2021.05.27 【照明総合特集】ストックLED化率、50%達成5割超えてから本当の勝負
ストックのLED化は5割を超えた
IoT化がカギを握る
2030年度で既設照明(ストック)を100%LED化する-。政府が掲げるこの目標達成に向けて、国内の照明メーカー各社はLED照明の展開を加速してきた。20年度では、その半分となる50%のLED化を目標に掲げる。日本照明工業会(JLMA)によると、今年2月末の時点でストックのLED化率は51.2%に達し、計画通りに進んでいる。ただ、半分を超えてからが「本当の勝負」と言われており、IoT化と合わせたLED照明の新たな価値提案がカギを握ってくる。
国内の照明市場は、新型コロナ禍の影響で出荷が伸び悩んでいる。LED照明の普及期に市場は拡大したが、それも一巡したことで、もともと踊り場に入っていた。
そうした中、コロナ禍となったことで、非住宅分野を中心に設備更新やリニューアル、新築着工などの各種案件が延期や中止に。蛍光灯などの従来光源からのLED化といった案件は、すぐに対処しなければならないものではないため、先送りされる傾向が強まった。
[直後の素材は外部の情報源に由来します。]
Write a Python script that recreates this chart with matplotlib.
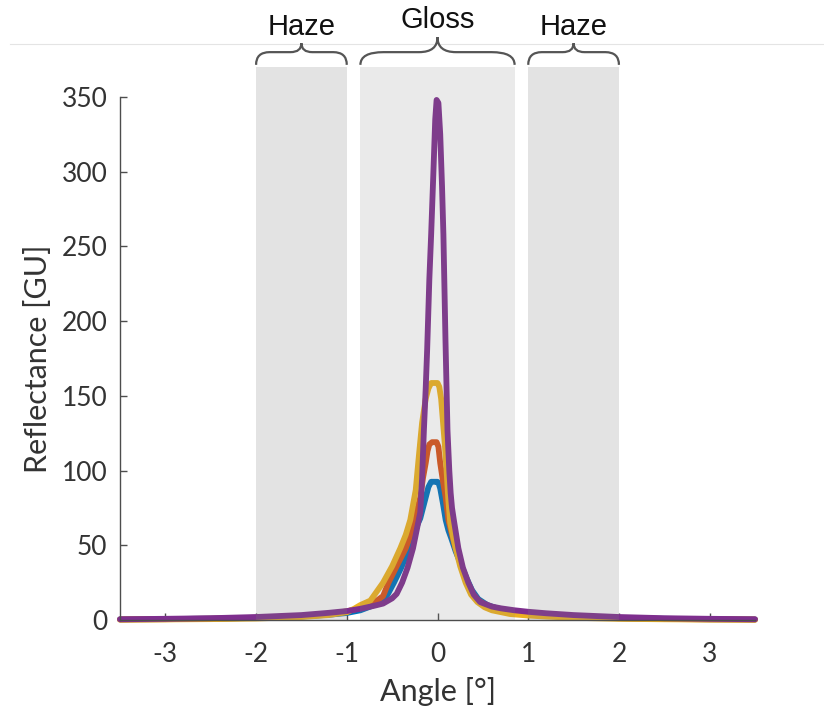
import numpy as np
import matplotlib
matplotlib.use('Agg')
import matplotlib.pyplot as plt
from matplotlib.path import Path
from matplotlib.patches import PathPatch
from matplotlib.lines import Line2D

plt.rcParams['axes.unicode_minus'] = False

# curves (angle in degrees, reflectance in GU)
blue_x = [-3.5, -3, -2.5, -2, -1.5, -1.2, -1.0, -0.85, -0.74, -0.63, -0.55, -0.48, -0.4, -0.31, -0.25,
          -0.22, -0.19, -0.16, -0.13, -0.1, -0.07, 0.0, 0.015, 0.03, 0.06, 0.09, 0.12, 0.15, 0.2, 0.26,
          0.32, 0.38, 0.45, 0.55, 0.7, 0.85, 1.0, 1.2, 1.5, 2, 2.5, 3, 3.5]
blue_y = [0.4, 0.6, 0.9, 1.4, 2.4, 3.5, 4.7, 6.5, 9, 12, 17, 25, 35, 48, 58,
          64, 68, 75, 82, 89, 92.5, 92.5, 91, 88, 78, 67, 60, 55, 46, 37,
          28, 20, 14, 10, 7, 5.5, 4.5, 3.4, 2.3, 1.3, 0.8, 0.5, 0.35]

orange_x = [-3.5, -3, -2.5, -2, -1.5, -1.2, -1.0, -0.85, -0.69, -0.6, -0.54, -0.45, -0.35, -0.28, -0.24,
            -0.19, -0.16, -0.13, -0.11, -0.09, -0.06, -0.01, 0.01, 0.03, 0.06, 0.09, 0.12, 0.16, 0.2, 0.26,
            0.31, 0.38, 0.45, 0.55, 0.7, 0.85, 1.0, 1.2, 1.5, 2, 2.5, 3, 3.5]
orange_y = [0.35, 0.55, 0.9, 1.5, 2.7, 4, 5.8, 8, 12, 16, 25, 36, 48, 60, 70,
            82, 95, 105, 113, 117.5, 119, 119, 116, 105, 93, 82, 67, 57, 48, 37,
            27, 18, 13, 9.5, 7, 5.3, 4.2, 3.2, 2.1, 1.2, 0.7, 0.45, 0.3]

yellow_x = [-3.5, -3, -2.5, -2, -1.5, -1.2, -1.0, -0.92, -0.85, -0.74, -0.6, -0.5, -0.41, -0.35, -0.3,
            -0.27, -0.24, -0.205, -0.17, -0.13, -0.1, -0.07, 0.0, 0.02, 0.04, 0.06, 0.08, 0.1, 0.12, 0.14,
            0.17, 0.2, 0.25, 0.31, 0.37, 0.44, 0.52, 0.6, 0.8, 1.0, 1.2, 1.5, 2, 2.5, 3, 3.5]
yellow_y = [0.25, 0.4, 0.6, 1.0, 2.0, 3.3, 5.2, 7.5, 10, 13, 25, 36, 48, 57, 67,
            77, 87, 110, 132, 148, 155, 158.6, 158.6, 156, 148, 133, 118, 100, 80, 65,
            56, 48, 36, 25, 17, 12, 8.5, 6.5, 4, 3, 2.3, 1.5, 0.8, 0.5, 0.3, 0.2]

purple_x = [-3.5, -3, -2.5, -2, -1.5, -1.2, -1.0, -0.85, -0.7, -0.6, -0.5, -0.45, -0.39, -0.33, -0.27,
            -0.23, -0.21, -0.19, -0.17, -0.15, -0.13, -0.114, -0.09, -0.07, -0.045, -0.025, -0.01, 0.01, 0.03, 0.05,
            0.065, 0.088, 0.11, 0.13, 0.145, 0.16, 0.18, 0.23, 0.28, 0.34, 0.4, 0.47, 0.6, 0.7, 0.85,
            1.0, 1.2, 1.5, 2, 2.5, 3, 3.5]
purple_y = [0.5, 0.8, 1.2, 2.0, 3.3, 4.8, 6.0, 7.5, 9.5, 11, 14.5, 17.5, 25, 35, 48,
            60, 66, 72, 95, 127, 155, 181, 228, 258, 300, 335, 348, 346, 325, 290,
            258, 187, 127, 100, 85, 75, 67, 48, 35, 25, 17, 12, 9, 7.8, 6.5,
            5.5, 4.5, 3.3, 2, 1.2, 0.8, 0.5]

series = [(blue_x, blue_y, '#0072BD'),
          (orange_x, orange_y, '#D95319'),
          (yellow_x, yellow_y, '#EDB120'),
          (purple_x, purple_y, '#7E2F8E')]

# shaded regions: (start, end, alpha, label)
regions = [(-2, -1, 0.22, 'Haze'), (-0.85, 0.85, 0.16, 'Gloss'), (1, 2, 0.22, 'Haze')]
band_top = 370

fig = plt.figure(figsize=(8.24, 7.12), dpi=100)
ax = fig.add_axes([0.1456, 0.1292, 0.7707, 0.7346])

for xs, ys, c in series:
    ax.plot(xs, ys, color=c, lw=4.2, clip_on=False, zorder=2,
            solid_capstyle='round', solid_joinstyle='round')


def brace(x0, x1, ybase, ymid, ytip):
    d = x1 - x0
    xm = (x0 + x1) / 2
    verts = [(x0, ybase), (x0, ymid), (x0 + 0.15 * d, ymid),
             (xm - 0.12 * d, ymid),
             (xm, ymid), (xm, ytip),
             (xm, ymid), (xm + 0.12 * d, ymid),
             (x1 - 0.15 * d, ymid),
             (x1, ymid), (x1, ybase)]
    codes = [Path.MOVETO, Path.CURVE3, Path.CURVE3, Path.LINETO,
             Path.CURVE3, Path.CURVE3, Path.CURVE3, Path.CURVE3,
             Path.LINETO, Path.CURVE3, Path.CURVE3]
    p = PathPatch(Path(verts, codes), fill=False, edgecolor='#555555', lw=1.6, clip_on=False)
    ax.add_patch(p)


for x0, x1, a, lab in regions:
    ax.fill_between([x0, x1], 0, band_top, color='#808080', alpha=a, lw=0, zorder=3, clip_on=False)
    if lab == 'Gloss':
        brace(x0, x1, 371.5, 380, 390)
        ax.text((x0 + x1) / 2, 396, lab, ha='center', va='baseline', fontsize=21,
                family='Liberation Sans', color='#111111', clip_on=False)
    else:
        brace(x0, x1, 371.5, 380, 386)
        ax.text((x0 + x1) / 2, 391.5, lab, ha='center', va='baseline', fontsize=21,
                family='Liberation Sans', color='#111111', clip_on=False)

ax.set_xlim(-3.5, 3.5)
ax.set_ylim(0, 350)
ax.set_xticks([-3, -2, -1, 0, 1, 2, 3])
ax.set_yticks(np.arange(0, 351, 50))
ax.spines['top'].set_visible(False)
ax.spines['right'].set_visible(False)
for s in ['left', 'bottom']:
    ax.spines[s].set_color('#4d4d4d')
    ax.spines[s].set_linewidth(1.0)
ax.tick_params(direction='in', length=5, width=1, color='#4d4d4d', labelcolor='#333333')
ax.tick_params(axis='x', pad=16)
ax.tick_params(axis='y', pad=9)
for t in ax.get_xticklabels() + ax.get_yticklabels():
    t.set_family('Lato')
    t.set_fontsize(19)

ax.set_xlabel('Angle [°]', fontsize=22, family='Lato', color='#333333', labelpad=7)
ax.set_ylabel('Reflectance [GU]', fontsize=22, family='Lato', color='#333333', labelpad=7)

# faint rule across the top of the picture
fig.add_artist(Line2D([0.012, 1.0], [1 - 44 / 712, 1 - 44 / 712], transform=fig.transFigure,
                      color='#e4e4e4', lw=0.8, zorder=0))

fig.savefig('out.png', dpi=100)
住宅分野でも、密を避けるためにリフォーム市場が停滞するなどの影響があった。
JLMAの統計では、昨年4月から今年2月までの照明器具の出荷台数は、前年同期比8.6%減の5855万6000台。従来光源はLEDに切り替わっている関係もあって前年から半減しているが、これは予想の範囲内だ。
ただ、LED照明に関しても減少幅が大きい。住宅用で同6.5%減、非住宅用(屋内)で同10.0%減、非住宅用(屋外)で同11.0%減となっている。メーカーからの出荷(フロー)はほぼ100%がLED照明となっているが、コロナ禍で需要にブレーキがかかった格好だ。
各社が注力するのは、ストックのLED化。既設照明は国内に約17億台あるとも推測されており、そのLED化がメーカーにとっても商機となる。
ストックのLED化は、2月末時点で住宅用が47.4%。非住宅分野のLED化が先行しており、屋内用は55.6%、屋外用は64.5%と推定されている。全体では5割超といった数値だが、既設照明の推定台数からすると、ストックにはまだ8億台以上もの潜在需要がある計算になる。
ただ、業界関係者が「5割を超えてからのLED化が本当の勝負」と指摘する背景にあるのは、交換しにくい用途ばかりが残っているからだ。
住宅分野では、新築に導入される照明器具はほとんどがLEDとなっている。半面、築年数の古い住宅ほど従来光源を使っている。そのLED化は、シーリングライトのように比較的容易に交換できる箇所であれば問題ないが、キッチン灯や玄関灯など、一部リフォームを伴うものもある。
これらのLED化は、費用面からも簡単には取り組みにくい。個人の対応によってしまうため、LED化が遅れてしまう。
非住宅分野でもこれは同じと言える。例えば、賃貸のオフィスビルであれば、テナントがLED化を推進する意識は希薄なケースが少なくない。オフィス移転などの際には原状回復しなければならないリスクがあるためだ。また、非住宅では一部LED化できない特殊用途も残されており、これらが「ストックの100%LED化」の足かせとなってくる。
半面、IoT化が進展したことで、LED照明もクラウド環境とつながり、「あかり」の提供にとどまらないサービスとの連携も提案されるようになってきた。これらは、照明単体の枠を超え、家、工場、オフィスなど、全体的な照明設備を踏まえた提案になってきている。
IoTが生み出す、これまでにない付加価値や利点が浸透するようになれば、ストックのLED化は、一段と加速することが期待できるはずだ。